How do the magistrates and ministers — mighty pillars of the community — feel about Hester's sin and their statutes? In Chapter 3, Hawthorne describes Bellingham and the others sitting around Hester and says that, although they are "doubtless, good men, just and sage," it would be impossible to find men less capable of understanding the behavior of Hester Prynne. Mr. Wilson, representing the religious realm of rule, discusses the "vileness and blackness" of Hester's sin and reports that only the intervention of the minister, Dimmesdale, has persuaded him that the minister is a better judge of arguments that will cause Hester to reveal the name of the child's father. Dimmesdale's voice, which affected his congregation "like the speech of an angel," also exhorts Hester to name the father.

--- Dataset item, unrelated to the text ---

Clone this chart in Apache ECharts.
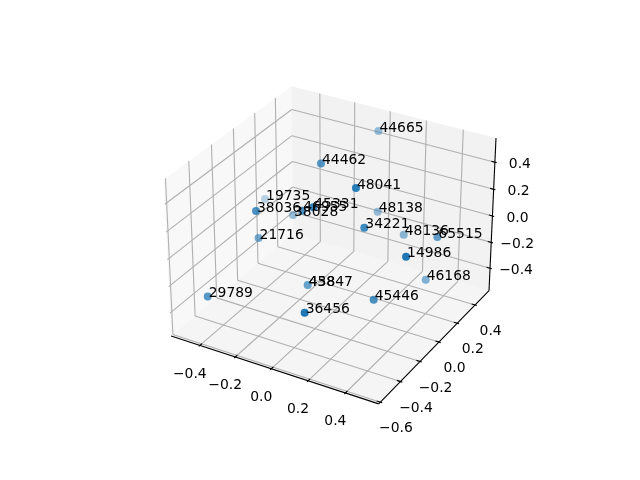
<!DOCTYPE html>
<html>
<head>
<meta charset="utf-8">
<style>html,body{margin:0;padding:0;background:#fff}#main{width:640px;height:480px}</style>
<script src="https://cdn.jsdelivr.net/npm/echarts@6/dist/echarts.min.js"></script>
</head>
<body>
<div id="main"></div>
<script>
// values
var labels = ['44665','44462','48041','19735','38036','38028','46955','45331','48138','34221',
  '48136','65515','14986','46168','45446','21716','29789','36456','45847','438']
var xs = [-0.032,-0.082,0.189,-0.511,-0.265,-0.292,-0.077,0.015,0.064,0.220,
  0.226,0.460,0.492,0.396,0.319,-0.330,-0.389,0.153,-0.169,-0.152]
var ys = [0.498,0.010,-0.138,0.194,-0.293,0.098,-0.180,-0.235,0.319,-0.110,
  0.289,0.185,-0.206,0.201,-0.194,-0.170,-0.548,-0.561,0.025,-0.004]
var zs = [0.454,0.485,0.498,-0.047,0.261,-0.027,0.262,0.356,-0.008,0.207,
  -0.100,0.041,0.167,-0.316,-0.226,-0.042,-0.248,-0.132,-0.467,-0.440]

var xLim = [-0.565, 0.575]
var yLim = [-0.616, 0.56]
var zLim = [-0.575, 0.575]
var xTicks = [-0.4, -0.2, 0, 0.2, 0.4]
var yTicks = [-0.6, -0.4, -0.2, 0, 0.2, 0.4]
var zTicks = [-0.4, -0.2, 0, 0.2, 0.4]

var blue = '#1f77b4'

// same camera as a default mplot3d axes: elev 30, azim -60, box 4:4:3
var box = [1.1905, 1.1905, 0.8929]
var dist = 10
var U = [0.866025, 0.5, 0]
var V = [-0.25, 0.433013, 0.866025]
var W = [0.433013, -0.75, 0.5]

function dot(a, b) {
  return a[0] * b[0] + a[1] * b[1] + a[2] * b[2]
}

function toBox(x, y, z) {
  return [
    ((x - xLim[0]) / (xLim[1] - xLim[0]) - 0.5) * box[0],
    ((y - yLim[0]) / (yLim[1] - yLim[0]) - 0.5) * box[1],
    ((z - zLim[0]) / (zLim[1] - zLim[0]) - 0.5) * box[2],
  ]
}

function project(x, y, z) {
  var d = toBox(x, y, z)
  var depth = dist - dot(W, d)
  return [dot(U, d) / depth, dot(V, d) / depth]
}

function tickLabel(v) {
  return (v < 0 ? '\u2212' : '') + Math.abs(v).toFixed(1)
}

function seg(a, b) {
  return project(a[0], a[1], a[2]).concat(project(b[0], b[1], b[2]))
}

var x0 = xLim[0], x1 = xLim[1], y0 = yLim[0], y1 = yLim[1], z0 = zLim[0], z1 = zLim[1]

// panes
var panes = [
  { color: 'rgba(242,242,242,0.5)', pts: [[x0, y0, z0], [x0, y1, z0], [x0, y1, z1], [x0, y0, z1]] },
  { color: 'rgba(230,230,230,0.5)', pts: [[x0, y1, z0], [x1, y1, z0], [x1, y1, z1], [x0, y1, z1]] },
  { color: 'rgba(236,236,236,0.5)', pts: [[x0, y0, z0], [x1, y0, z0], [x1, y1, z0], [x0, y1, z0]] },
]

var gridSegs = []
xTicks.forEach(function (t) {
  gridSegs.push(seg([t, y0, z0], [t, y1, z0]))
  gridSegs.push(seg([t, y1, z0], [t, y1, z1]))
})
yTicks.forEach(function (t) {
  gridSegs.push(seg([x1, t, z0], [x0, t, z0]))
  gridSegs.push(seg([x0, t, z0], [x0, t, z1]))
})
zTicks.forEach(function (t) {
  gridSegs.push(seg([x0, y0, t], [x0, y1, t]))
  gridSegs.push(seg([x0, y1, t], [x1, y1, t]))
})

var axisSegs = [
  seg([x0, y0, z0], [x1, y0, z0]),
  seg([x1, y0, z0], [x1, y1, z0]),
  seg([x1, y1, z0], [x1, y1, z1]),
]

// tick marks run a little into the box and a little out of it
var dx = (x1 - x0) / 12, dy = (y1 - y0) / 12
var tickSegs = []
xTicks.forEach(function (t) {
  tickSegs.push(seg([t, y0 + 0.2 * dy, z0], [t, y0 - 0.1 * dy, z0]))
})
yTicks.forEach(function (t) {
  tickSegs.push(seg([x1 - 0.2 * dx, t, z0], [x1 + 0.1 * dx, t, z0]))
})
zTicks.forEach(function (t) {
  tickSegs.push(seg([x1 - 0.2 * dx, y1, t], [x1 + 0.1 * dx, y1, t]))
})

// tick label anchors, each one shifted from its tick in pixels
var tickTexts = []
xTicks.forEach(function (t) {
  tickTexts.push({ pos: project(t, y0, z0), text: tickLabel(t), off: [-10, 28.5] })
})
yTicks.forEach(function (t) {
  tickTexts.push({ pos: project(x1, t, z0), text: tickLabel(t), off: [15.5, 26.5] })
})
zTicks.forEach(function (t) {
  tickTexts.push({ pos: project(x1, y1, t), text: tickLabel(t), off: [t < 0 ? 26 : 25, 2] })
})

// points: depth shaded like depthshade, far ones first
var depths = xs.map(function (x, i) {
  return dot(W, toBox(x, ys[i], zs[i]))
})
var dMin = Math.min.apply(null, depths)
var dMax = Math.max.apply(null, depths)
var order = xs.map(function (x, i) { return i })
order.sort(function (a, b) { return depths[a] - depths[b] })

var pointData = order.map(function (i) {
  return {
    value: project(xs[i], ys[i], zs[i]),
    name: labels[i],
    itemStyle: { opacity: 0.3 + 0.7 * (depths[i] - dMin) / (dMax - dMin) },
  }
})

function lineSeries(segs, color, width, z) {
  return {
    type: 'custom',
    silent: true,
    clip: false,
    z: z,
    data: segs,
    encode: { x: 0, y: 1 },
    renderItem: function (params, api) {
      var a = api.coord([api.value(0), api.value(1)])
      var b = api.coord([api.value(2), api.value(3)])
      return {
        type: 'line',
        shape: { x1: a[0], y1: a[1], x2: b[0], y2: b[1] },
        style: { stroke: color, lineWidth: width, fill: null },
      }
    },
  }
}

var chart = echarts.init(document.getElementById('main'), null, { renderer: 'canvas', width: 640, height: 480 })

chart.setOption({
  animation: false,
  backgroundColor: '#fff',
  grid: { left: 143.2, top: 57.6, width: 369.6, height: 369.6 },
  xAxis: { type: 'value', min: -0.095, max: 0.09, show: false },
  yAxis: { type: 'value', min: -0.095, max: 0.09, show: false },
  series: [
    {
      type: 'custom',
      silent: true,
      clip: false,
      z: 1,
      data: panes.map(function (p, i) {
        var c = p.pts.map(function (q) { return project(q[0], q[1], q[2]) })
        return [c[0][0], c[0][1], i]
      }),
      encode: { x: 0, y: 1 },
      renderItem: function (params, api) {
        var p = panes[params.dataIndex]
        return {
          type: 'polygon',
          shape: {
            points: p.pts.map(function (q) { return api.coord(project(q[0], q[1], q[2])) }),
          },
          style: { fill: p.color, stroke: null },
        }
      },
    },
    lineSeries(gridSegs, '#b0b0b0', 1.1, 2),
    lineSeries(axisSegs, '#000', 1.1, 3),
    lineSeries(tickSegs, '#000', 1.1, 3),
    {
      type: 'custom',
      silent: true,
      clip: false,
      z: 4,
      data: tickTexts.map(function (t) { return t.pos }),
      encode: { x: 0, y: 1 },
      renderItem: function (params, api) {
        var t = tickTexts[params.dataIndex]
        var c = api.coord(t.pos)
        return {
          type: 'text',
          style: {
            text: t.text,
            x: c[0] + t.off[0],
            y: c[1] + t.off[1],
            align: 'center',
            verticalAlign: 'middle',
            font: '13.9px "DejaVu Sans"',
            fill: '#000',
          },
        }
      },
    },
    {
      type: 'scatter',
      silent: true,
      z: 5,
      clip: false,
      symbol: 'circle',
      symbolSize: 8,
      itemStyle: { color: blue, borderWidth: 0 },
      label: {
        show: true,
        position: 'inside',
        align: 'left',
        verticalAlign: 'bottom',
        offset: [1, 4],
        opacity: 1,
        color: '#000',
        fontFamily: 'DejaVu Sans',
        fontSize: 13.9,
        formatter: function (p) { return p.name },
      },
      data: pointData,
    },
  ],
})
</script>
</body>
</html>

In a speech filled with hypocrisy and desiring to force Hester to make the decision about his public confession, he challenges her to reveal his name:
"Be not silent from any mistaken pity and tenderness for him; for, believe me, Hester, though he were to step down from a high place, and stand there beside thee, on thy pedestal of shame, yet better were it so, than to hide a guilty heart through life. What can thy silence do for him, except to tempt him — yea, compel him, as it were — to add hypocrisy to sin? . . . Take heed how thou deniest to him — who, perchance, hath not the courage to grasp it for himself — the bitter, but wholesome, cup that is now presented to thy lips!"
While the community calls for Hester's blood, those who are equally sinful remain silent. The irony of public appearance and private knowledge are themes throughout this story. The only escape from public scrutiny is the forest. The lovers are caught up in a web of lies and deception. They can safely meet and discuss Chillingworth's identity and their plan of escape in the forest, haunt of the Black Man. Here Hester and Dimmesdale plan their escape to Europe where they can follow their hearts and forget the rigid rules of their Puritan society. But the Puritan conscience is too deeply ingrained in Dimmesdale, and though he dabbles in sin on his way back to the Puritan stronghold, he is still a Calvinist at heart. If he is to remain true to himself and honest, as Hester says he must for his conscience's sake, then he must go back to the world in which he is comfortable, even if it eventually means his public humiliation and death. He would not feel at home in the forest where the laws of nature surpass the bars that imprison individuals in Boston.
In the end Hester escapes the iron rules of Massachusetts Bay Colony, later to return of her own volition. She assures other sinners that "at some brighter period, when the world should have grown ripe for it, in Heaven's own time, a new truth would be revealed, in order to establish the whole relation between man and woman on a surer ground of mutual happiness." This is Hawthorne's way of saying that this stern and joyless society will eventually move more toward the laws of nature as a basis for public and private behavior. By the end of the novel, his sympathies lie with Hester as a prophetess of a better time and place where personal relationships can be based on more compassionate beliefs.
In choosing Puritan New England as his backdrop, Hawthorne has provided a rich texture for his drama of human suffering. His ending, written in the nineteenth century, seems a hopeful sign that future generations will move toward a less gloomy, less repressive society where human compassion and tolerance will balance the community laws.